• [Problem statement]: Extract, in full, the lines below, beginning at the first and ending with the line that contains "const yTicks = [200, 300, 400, 500, 600, 700, 800];". Pictures do not belong in the copy.

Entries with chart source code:
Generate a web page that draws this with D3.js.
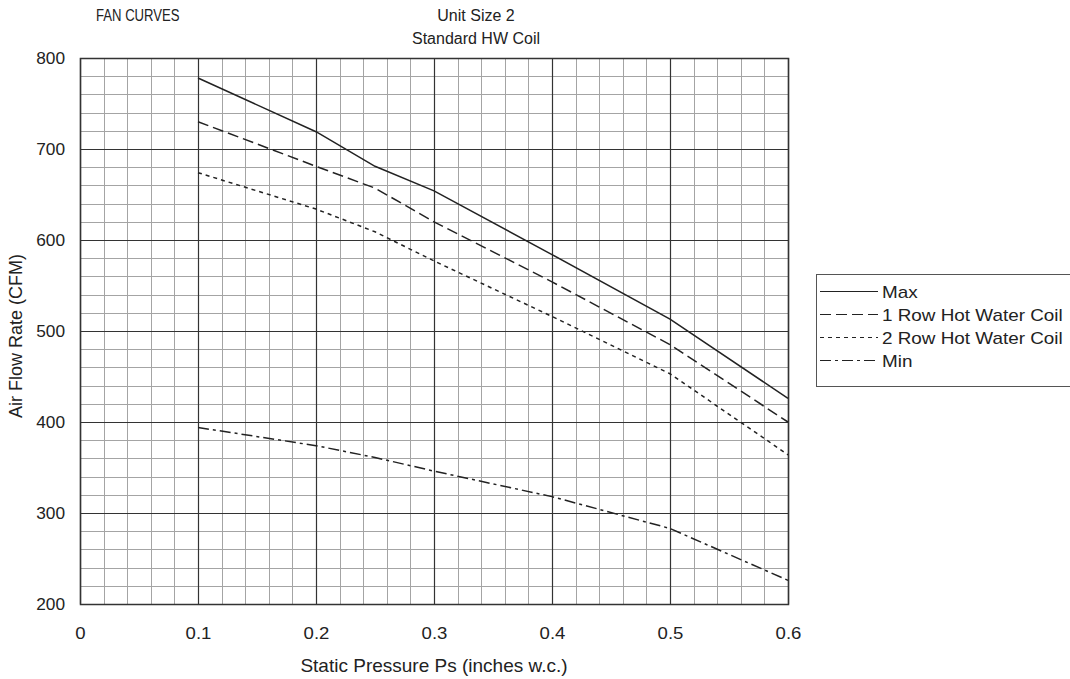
<!DOCTYPE html>
<html>
<head>
<meta charset="utf-8">
<script src="https://cdn.jsdelivr.net/npm/d3@7"></script>
<style>
  html, body { margin: 0; padding: 0; background: #fff; }
  svg text { font-family: "Liberation Sans", Arial, sans-serif; fill: #222; }
</style>
</head>
<body>
<svg id="chart" width="1070" height="679"></svg>
<script>
// Static pressure points (inches w.c.)
const pressure = [0.1, 0.2, 0.25, 0.3, 0.4, 0.5, 0.6];

// Air flow (CFM) for each curve
const maxFlow     = [778, 719, 681, 654, 584, 513, 426];
const row1Flow    = [730, 681, 657, 620, 554, 485, 400];
const row2Flow    = [674, 634, 609, 577, 516, 453, 364];
const minFlow     = [394, 374, 361, 346, 318, 283, 226];

const seriesNames = ["Max", "1 Row Hot Water Coil", "2 Row Hot Water Coil", "Min"];
const seriesData  = [maxFlow, row1Flow, row2Flow, minFlow];
const seriesDash  = [null, "11,5", "4,4", "11,4,3,4"];

const xTicks = [0, 0.1, 0.2, 0.3, 0.4, 0.5, 0.6];
const yTicks = [200, 300, 400, 500, 600, 700, 800];

const svg = d3.select("#chart");
const plot = { left: 80, right: 788, top: 58, bottom: 604 };

const x = d3.scaleLinear().domain([0, 0.6]).range([plot.left, plot.right]);
const y = d3.scaleLinear().domain([200, 800]).range([plot.bottom, plot.top]);

// Minor grid: every 0.02 in x, every 20 CFM in y
const minorX = d3.range(0, 0.6001, 0.02);
const minorY = d3.range(200, 800.1, 20);

const grid = svg.append("g");
grid.selectAll("line.mx").data(minorX).join("line")
  .attr("x1", d => Math.round(x(d)) + 0.5).attr("x2", d => Math.round(x(d)) + 0.5)
  .attr("y1", plot.top).attr("y2", plot.bottom)
  .attr("stroke", "#a4a4a4").attr("stroke-width", 1);
grid.selectAll("line.my").data(minorY).join("line")
  .attr("y1", d => Math.round(y(d)) + 0.5).attr("y2", d => Math.round(y(d)) + 0.5)
  .attr("x1", plot.left).attr("x2", plot.right)
  .attr("stroke", "#a4a4a4").attr("stroke-width", 1);

// Major grid
grid.selectAll("line.Mx").data(xTicks).join("line")
  .attr("x1", d => Math.round(x(d)) + 0.5).attr("x2", d => Math.round(x(d)) + 0.5)
  .attr("y1", plot.top).attr("y2", plot.bottom)
  .attr("stroke", "#333").attr("stroke-width", 1.2);
grid.selectAll("line.My").data(yTicks).join("line")
  .attr("y1", d => Math.round(y(d)) + 0.5).attr("y2", d => Math.round(y(d)) + 0.5)
  .attr("x1", plot.left).attr("x2", plot.right)
  .attr("stroke", "#333").attr("stroke-width", 1.2);

// Frame
svg.append("rect")
  .attr("x", plot.left + 0.5).attr("y", plot.top + 0.5)
  .attr("width", plot.right - plot.left).attr("height", plot.bottom - plot.top)
  .attr("fill", "none").attr("stroke", "#333").attr("stroke-width", 1.5);

// Axes (labels only, slightly wide lettering)
const xAxis = d3.axisBottom(x).tickValues(xTicks).tickSize(0).tickPadding(24)
  .tickFormat(d => d === 0 ? "0" : d3.format(".1f")(d));
const gx = svg.append("g").attr("transform", `translate(0,${plot.bottom})`).call(xAxis);
gx.select(".domain").remove();
gx.selectAll("text").style("font-size", "16px").attr("fill", "#222")
  .attr("transform", "scale(1.16,1)");

const ySx = 1.08;
const yAxis = d3.axisLeft(y).tickValues(yTicks).tickSize(0).tickPadding(15);
const gy = svg.append("g").attr("transform", `translate(${plot.left},0)`).call(yAxis);
gy.select(".domain").remove();
gy.selectAll("text").style("font-size", "16px").attr("fill", "#222")
  .attr("x", -15 / ySx).attr("transform", `scale(${ySx},1)`);

// Curves
const line = d3.line().x((d, i) => x(pressure[i])).y(d => y(d));
seriesData.forEach((vals, k) => {
  svg.append("path")
    .attr("d", line(vals))
    .attr("fill", "none")
    .attr("stroke", "#222")
    .attr("stroke-width", 1.5)
    .attr("stroke-dasharray", seriesDash[k]);
});

// Titles
svg.append("text").attr("transform", "translate(96,21) scale(0.82,1)")
  .style("font-size", "16px").text("FAN CURVES");
svg.append("text").attr("x", 476).attr("y", 21).attr("text-anchor", "middle")
  .style("font-size", "16px").text("Unit Size 2");
svg.append("text").attr("x", 476).attr("y", 44).attr("text-anchor", "middle")
  .style("font-size", "16px").text("Standard HW Coil");

// Axis titles
svg.append("text").attr("x", 434).attr("y", 672).attr("text-anchor", "middle")
  .style("font-size", "19px").text("Static Pressure Ps (inches w.c.)");
svg.append("text").attr("transform", "translate(22,336) rotate(-90)")
  .attr("text-anchor", "middle").style("font-size", "18px").text("Air Flow Rate (CFM)");

// Legend
const lg = svg.append("g");
lg.append("rect").attr("x", 816.5).attr("y", 274.5).attr("width", 270).attr("height", 112)
  .attr("fill", "#fff").attr("stroke", "#555").attr("stroke-width", 1);
seriesNames.forEach((name, k) => {
  const ly = 291.5 + k * 23;
  lg.append("line").attr("x1", 820).attr("x2", 878).attr("y1", ly).attr("y2", ly)
    .attr("stroke", "#222").attr("stroke-width", 1.2)
    .attr("stroke-dasharray", seriesDash[k]);
  lg.append("text").attr("transform", `translate(882,${ly + 6}) scale(1.18,1)`)
    .style("font-size", "16px").text(name);
});
</script>
</body>
</html>
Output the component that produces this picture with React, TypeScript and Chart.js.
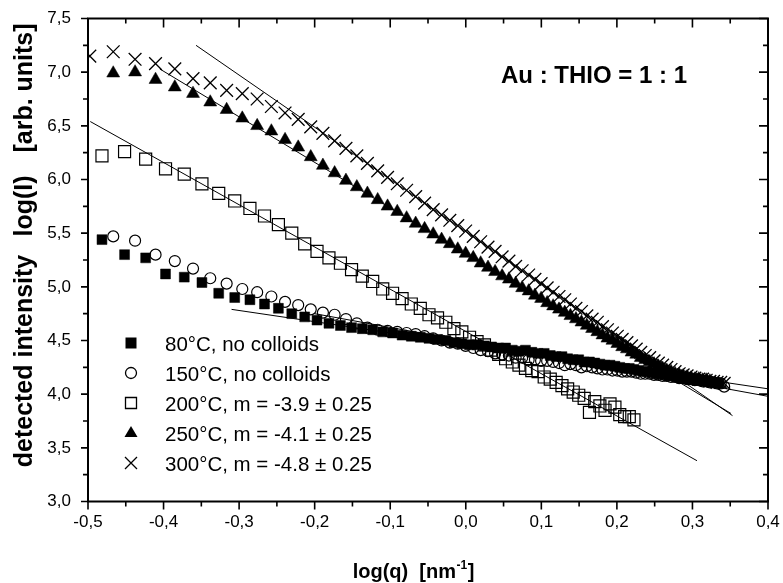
import React, { useEffect, useRef } from 'react';
import { Chart, registerables } from 'chart.js';

Chart.register(...registerables);

// log(q) grid used by the 150°C, 250°C and 300°C runs
const GRID_A = [-0.4976, -0.4666, -0.4377, -0.4106, -0.3851, -0.3610, -0.3382, -0.3165, -0.2958, -0.2761,
  -0.2573, -0.2392, -0.2218, -0.2052, -0.1891, -0.1736, -0.1586, -0.1442, -0.1302, -0.1166,
  -0.1035, -0.0907, -0.0783, -0.0663, -0.0545, -0.0431, -0.0320, -0.0211, -0.0106, -0.0002,
  0.0099, 0.0197, 0.0294, 0.0388, 0.0481, 0.0571, 0.0660, 0.0746, 0.0832, 0.0915,
  0.0997, 0.1077, 0.1156, 0.1234, 0.1310, 0.1385, 0.1458, 0.1531, 0.1602, 0.1672,
  0.1741, 0.1809, 0.1875, 0.1941, 0.2006, 0.2070, 0.2133, 0.2194, 0.2256, 0.2316,
  0.2375, 0.2434, 0.2492, 0.2549, 0.2605, 0.2661, 0.2716, 0.2770, 0.2824, 0.2877,
  0.2929, 0.2981, 0.3032, 0.3083, 0.3133, 0.3182, 0.3231, 0.3279, 0.3326, 0.3374, 0.3420];

// log(q) grid used by the 80°C and 200°C runs
const GRID_B = [-0.4815, -0.4516, -0.4237, -0.3974, -0.3726, -0.3492, -0.3270, -0.3058, -0.2857, -0.2664,
  -0.2480, -0.2303, -0.2132, -0.1969, -0.1811, -0.1659, -0.1512, -0.1370, -0.1232, -0.1099,
  -0.0969, -0.0843, -0.0721, -0.0602, -0.0487, -0.0374, -0.0264, -0.0157, -0.0052, 0.0050,
  0.0149, 0.0247, 0.0342, 0.0436, 0.0527, 0.0616, 0.0704, 0.0790, 0.0874, 0.0957,
  0.1038, 0.1118, 0.1196, 0.1273, 0.1348, 0.1422, 0.1495, 0.1567, 0.1637, 0.1707,
  0.1775, 0.1843, 0.1909, 0.1974, 0.2038, 0.2102, 0.2164, 0.2226, 0.2287, 0.2346,
  0.2405, 0.2464, 0.2521, 0.2578, 0.2634, 0.2689, 0.2744, 0.2798, 0.2851, 0.2904,
  0.2956, 0.3007, 0.3058, 0.3108, 0.3158, 0.3207, 0.3255, 0.3303, 0.3351];

// 80°C (filled squares) on GRID_B from index 0
const Y_80C = [5.44, 5.30, 5.27, 5.12, 5.09, 5.04, 4.94, 4.90, 4.88, 4.84,
  4.80, 4.75, 4.72, 4.69, 4.66, 4.64, 4.62, 4.61, 4.60, 4.58,
  4.57, 4.55, 4.54, 4.53, 4.52, 4.51, 4.50, 4.48, 4.47, 4.46,
  4.46, 4.45, 4.44, 4.43, 4.43, 4.41, 4.40, 4.41, 4.39, 4.38,
  4.38, 4.36, 4.35, 4.35, 4.33, 4.32, 4.32, 4.30, 4.30, 4.29,
  4.28, 4.27, 4.27, 4.26, 4.25, 4.24, 4.24, 4.23, 4.22, 4.21,
  4.21, 4.20, 4.19, 4.19, 4.18, 4.17, 4.17, 4.16, 4.15, 4.15,
  4.14, 4.14, 4.13, 4.13, 4.12, 4.12, 4.11, 4.11, 4.10];

// 150°C (open circles) on GRID_A from index 1
const Y_150C = [5.47, 5.43, 5.30, 5.24, 5.17, 5.08, 5.03, 4.98, 4.95, 4.91,
  4.86, 4.83, 4.79, 4.76, 4.74, 4.70, 4.66, 4.62, 4.60, 4.59,
  4.58, 4.57, 4.56, 4.54, 4.52, 4.50, 4.48, 4.47, 4.45, 4.43,
  4.41, 4.40, 4.38, 4.37, 4.36, 4.34, 4.34, 4.32, 4.32, 4.31,
  4.31, 4.30, 4.29, 4.27, 4.28, 4.27, 4.25, 4.26, 4.25, 4.24,
  4.23, 4.23, 4.22, 4.22, 4.21, 4.21, 4.21, 4.20, 4.19, 4.19,
  4.19, 4.18, 4.18, 4.17, 4.17, 4.16, 4.16, 4.15, 4.15, 4.14,
  4.14, 4.13, 4.13, 4.12, 4.12, 4.11, 4.11, 4.10, 4.10, 4.07];

// 200°C (open squares) on GRID_B from index 0
const Y_200C = [6.22, 6.26, 6.19, 6.10, 6.05, 5.96, 5.87, 5.80, 5.73, 5.66,
  5.58, 5.50, 5.40, 5.33, 5.27, 5.22, 5.16, 5.10, 5.05, 4.98,
  4.94, 4.89, 4.84, 4.80, 4.74, 4.71, 4.67, 4.61, 4.58, 4.53,
  4.49, 4.46, 4.41, 4.37, 4.33, 4.30, 4.27, 4.24, 4.22, 4.21,
  4.16, 4.14, 4.11, 4.08, 4.05, 4.02, 3.99, 3.96, 3.83, 3.93,
  3.89, 3.85, 3.91, 3.88, 3.81, 3.79, 3.79, 3.76];

// 250°C (filled triangles) on GRID_A from index 1
const Y_250C = [6.99, 7.00, 6.93, 6.86, 6.80, 6.72, 6.65, 6.57, 6.50, 6.45,
  6.37, 6.30, 6.21, 6.13, 6.06, 5.99, 5.93, 5.87, 5.81, 5.75,
  5.70, 5.64, 5.59, 5.54, 5.49, 5.44, 5.40, 5.35, 5.31, 5.27,
  5.22, 5.18, 5.14, 5.10, 5.07, 5.03, 4.99, 4.96, 4.92, 4.89,
  4.85, 4.82, 4.79, 4.76, 4.73, 4.70, 4.67, 4.64, 4.61, 4.58,
  4.55, 4.52, 4.50, 4.47, 4.44, 4.42, 4.39, 4.37, 4.34, 4.32,
  4.30, 4.28, 4.26, 4.24, 4.22, 4.21, 4.19, 4.18, 4.17, 4.16,
  4.15, 4.14, 4.14, 4.13, 4.13, 4.12];

// 300°C (crosses) on GRID_A from index 0
const Y_300C = [7.15, 7.19, 7.12, 7.08, 7.03, 6.94, 6.90, 6.83, 6.80, 6.75,
  6.68, 6.62, 6.56, 6.49, 6.43, 6.36, 6.29, 6.22, 6.15, 6.08,
  6.02, 5.96, 5.90, 5.84, 5.78, 5.72, 5.67, 5.62, 5.57, 5.52,
  5.47, 5.42, 5.37, 5.33, 5.28, 5.24, 5.19, 5.15, 5.11, 5.07,
  5.03, 4.99, 4.95, 4.91, 4.88, 4.84, 4.80, 4.77, 4.73, 4.70,
  4.67, 4.63, 4.60, 4.57, 4.54, 4.51, 4.48, 4.45, 4.42, 4.39,
  4.36, 4.34, 4.31, 4.29, 4.27, 4.25, 4.23, 4.21, 4.19, 4.18,
  4.17, 4.16, 4.15, 4.14, 4.14, 4.13, 4.12, 4.12, 4.11, 4.11, 4.10];

// fitted power-law lines [x, y] end points
const FIT_80C = [[-0.31, 4.79], [0.40, 4.05]];
const FIT_150C = [[-0.20, 4.75], [0.40, 3.98]];
const FIT_200C = [[-0.497, 6.54], [0.306, 3.38]];
const FIT_250C = [[-0.405, 7.03], [0.351, 3.82]];
const FIT_300C = [[-0.357, 7.25], [0.353, 3.80]];

const LEGEND_LABELS = [
  '80°C, no colloids',
  '150°C, no colloids',
  '200°C, m = -3.9 ± 0.25',
  '250°C, m = -4.1 ± 0.25',
  '300°C, m = -4.8 ± 0.25',
];
const ANNOTATION = 'Au : THIO = 1 : 1';
const X_TITLE = 'log(q)  [nm';
const X_TITLE_SUP = '-1';
const Y_TITLE_PARTS = ['detected intensity', 'log(I)', '[arb. units]'];

const FONT = "'Liberation Sans', Arial, Helvetica, sans-serif";

const pts = (grid: number[], start: number, ys: number[]) => ys.map((y, i) => ({ x: grid[start + i], y }));
const fitPts = (f: number[][]) => f.map(([x, y]) => ({ x, y }));
const fmt = (v: number) => (Math.abs(v) < 1e-9 ? 0 : v).toFixed(1).replace('.', ',');

function drawSymbol(ctx: CanvasRenderingContext2D, kind: string, cx: number, cy: number) {
  ctx.save();
  ctx.strokeStyle = '#000';
  ctx.fillStyle = '#000';
  ctx.lineWidth = 1.3;
  ctx.beginPath();
  if (kind === 'rectFilled') {
    ctx.rect(cx - 5.5, cy - 5.5, 11, 11);
    ctx.fill();
  } else if (kind === 'circle') {
    ctx.arc(cx, cy, 5.5, 0, Math.PI * 2);
    ctx.stroke();
  } else if (kind === 'rectOpen') {
    ctx.rect(cx - 5.5, cy - 5.5, 11, 11);
    ctx.stroke();
  } else if (kind === 'triangle') {
    ctx.moveTo(cx, cy - 7);
    ctx.lineTo(cx + 6.5, cy + 4);
    ctx.lineTo(cx - 6.5, cy + 4);
    ctx.closePath();
    ctx.fill();
  } else {
    ctx.moveTo(cx - 6, cy - 6);
    ctx.lineTo(cx + 6, cy + 6);
    ctx.moveTo(cx + 6, cy - 6);
    ctx.lineTo(cx - 6, cy + 6);
    ctx.stroke();
  }
  ctx.restore();
}

const LEGEND_KINDS = ['rectFilled', 'circle', 'rectOpen', 'triangle', 'cross'];

const decorPlugin = {
  id: 'decor',
  afterDraw(chart: any) {
    const { ctx, chartArea: a, scales } = chart;
    const xs = scales.x;
    const ys = scales.y;
    ctx.save();
    ctx.strokeStyle = '#000';
    ctx.lineWidth = 2;
    ctx.strokeRect(a.left, a.top, a.right - a.left, a.bottom - a.top);

    ctx.lineWidth = 1.6;
    ctx.beginPath();
    for (let i = 0; i <= 18; i++) {
      const px = xs.getPixelForValue(-0.5 + i * 0.05);
      const major = i % 2 === 0;
      ctx.moveTo(px, a.bottom);
      ctx.lineTo(px, a.bottom + (major ? 8 : 5));
      ctx.moveTo(px, a.top);
      ctx.lineTo(px, a.top + (major ? 9 : 5));
    }
    for (let i = 0; i <= 18; i++) {
      const py = ys.getPixelForValue(3 + i * 0.25);
      const major = i % 2 === 0;
      ctx.moveTo(a.left, py);
      ctx.lineTo(a.left - (major ? 7 : 5), py);
      ctx.moveTo(a.right, py);
      ctx.lineTo(a.right - (major ? 9 : 5), py);
    }
    ctx.stroke();

    // annotation
    ctx.fillStyle = '#000';
    ctx.font = `bold 24px ${FONT}`;
    ctx.textAlign = 'center';
    ctx.textBaseline = 'middle';
    ctx.fillText(ANNOTATION, 594, 76);

    // legend
    ctx.font = `20.5px ${FONT}`;
    ctx.textAlign = 'left';
    LEGEND_LABELS.forEach((lab, i) => {
      const y = 345 + i * 30;
      drawSymbol(ctx, LEGEND_KINDS[i], 131, y - 2);
      ctx.fillText(lab, 165, y);
    });

    // x title with superscript
    ctx.font = `bold 20px ${FONT}`;
    const w1 = ctx.measureText(X_TITLE).width;
    ctx.font = `bold 12px ${FONT}`;
    const w2 = ctx.measureText(X_TITLE_SUP).width;
    ctx.font = `bold 20px ${FONT}`;
    const w3 = ctx.measureText(']').width;
    const x0 = 413 - (w1 + w2 + w3) / 2;
    ctx.textBaseline = 'alphabetic';
    ctx.fillText(X_TITLE, x0, 578);
    ctx.font = `bold 12px ${FONT}`;
    ctx.fillText(X_TITLE_SUP, x0 + w1 + 0.5, 569);
    ctx.font = `bold 20px ${FONT}`;
    ctx.fillText(']', x0 + w1 + w2 + 1, 578);

    // y title (three pieces)
    ctx.font = `bold 25px ${FONT}`;
    ctx.textAlign = 'center';
    ctx.textBaseline = 'middle';
    const centers = [361, 206, 88];
    Y_TITLE_PARTS.forEach((t, i) => {
      ctx.save();
      ctx.translate(25, centers[i]);
      ctx.rotate(-Math.PI / 2);
      ctx.fillText(t, 0, 0);
      ctx.restore();
    });
    ctx.restore();
  },
};

export default function App() {
  const ref = useRef<HTMLCanvasElement | null>(null);
  useEffect(() => {
    if (!ref.current) return;
    const lineDs = (f: number[][]) => ({
      type: 'line' as const,
      data: fitPts(f),
      showLine: true,
      borderColor: '#000',
      borderWidth: 1,
      pointRadius: 0,
      fill: false,
    });
    const chart = new Chart(ref.current, {
      type: 'scatter',
      data: {
        datasets: [
          lineDs(FIT_300C),
          lineDs(FIT_250C),
          lineDs(FIT_200C),
          lineDs(FIT_150C),
          lineDs(FIT_80C),
          {
            label: LEGEND_LABELS[4], data: pts(GRID_A, 0, Y_300C), pointStyle: 'crossRot',
            pointRadius: 9, borderColor: '#000', borderWidth: 1.3, backgroundColor: '#000',
          },
          {
            label: LEGEND_LABELS[3], data: pts(GRID_A, 1, Y_250C), pointStyle: 'triangle',
            pointRadius: 7.5, borderColor: '#000', borderWidth: 0.5, backgroundColor: '#000',
          },
          {
            label: LEGEND_LABELS[1], data: pts(GRID_A, 1, Y_150C), pointStyle: 'circle',
            pointRadius: 5.5, borderColor: '#000', borderWidth: 1.2, backgroundColor: 'rgba(0,0,0,0)',
          },
          {
            label: LEGEND_LABELS[2], data: pts(GRID_B, 0, Y_200C), pointStyle: 'rect',
            pointRadius: 8.5, borderColor: '#000', borderWidth: 1.2, backgroundColor: 'rgba(0,0,0,0)',
          },
          {
            label: LEGEND_LABELS[0], data: pts(GRID_B, 0, Y_80C), pointStyle: 'rect',
            pointRadius: 7, borderColor: '#000', borderWidth: 0.5, backgroundColor: '#000',
          },
        ] as any,
      },
      options: {
        animation: false,
        responsive: false,
        devicePixelRatio: 1,
        layout: { padding: { top: 18.5, right: 15, left: 0, bottom: 0 } },
        plugins: { legend: { display: false }, tooltip: { enabled: false } },
        scales: {
          x: {
            type: 'linear',
            position: 'bottom',
            min: -0.5,
            max: 0.4,
            grid: { display: false, drawTicks: true, tickLength: 11 },
            border: { display: false },
            ticks: {
              stepSize: 0.1,
              padding: 0,
              color: '#000',
              font: { size: 17, family: FONT },
              callback: (v: any) => fmt(Number(v)),
            },
            afterFit: (s: any) => { s.height = 81.5; },
          },
          y: {
            type: 'linear',
            position: 'left',
            min: 3,
            max: 7.5,
            grid: { display: false, drawTicks: true, tickLength: 17 },
            border: { display: false },
            ticks: {
              stepSize: 0.5,
              padding: 0,
              color: '#000',
              font: { size: 17, family: FONT },
              callback: (v: any) => fmt(Number(v)),
            },
            afterFit: (s: any) => { s.width = 88; },
          },
        },
      } as any,
      plugins: [decorPlugin],
    });
    return () => chart.destroy();
  }, []);

  return (
    <div style={{ position: 'absolute', left: 0, top: 0, width: 783, height: 583, background: '#fff' }}>
      <canvas ref={ref} width={783} height={583} style={{ display: 'block', width: 783, height: 583 }} />
    </div>
  );
}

• [Output of the task]:
Generate a web page that draws this with D3.js.
<!DOCTYPE html>
<html>
<head>
<meta charset="utf-8">
<script src="https://cdn.jsdelivr.net/npm/d3@7"></script>
<style>
  html, body { margin: 0; padding: 0; background: #fff; }
  svg text { font-family: "Liberation Sans", Arial, sans-serif; fill: #222; }
</style>
</head>
<body>
<svg id="chart" width="1070" height="679"></svg>
<script>
// Static pressure points (inches w.c.)
const pressure = [0.1, 0.2, 0.25, 0.3, 0.4, 0.5, 0.6];

// Air flow (CFM) for each curve
const maxFlow     = [778, 719, 681, 654, 584, 513, 426];
const row1Flow    = [730, 681, 657, 620, 554, 485, 400];
const row2Flow    = [674, 634, 609, 577, 516, 453, 364];
const minFlow     = [394, 374, 361, 346, 318, 283, 226];

const seriesNames = ["Max", "1 Row Hot Water Coil", "2 Row Hot Water Coil", "Min"];
const seriesData  = [maxFlow, row1Flow, row2Flow, minFlow];
const seriesDash  = [null, "11,5", "4,4", "11,4,3,4"];

const xTicks = [0, 0.1, 0.2, 0.3, 0.4, 0.5, 0.6];
const yTicks = [200, 300, 400, 500, 600, 700, 800];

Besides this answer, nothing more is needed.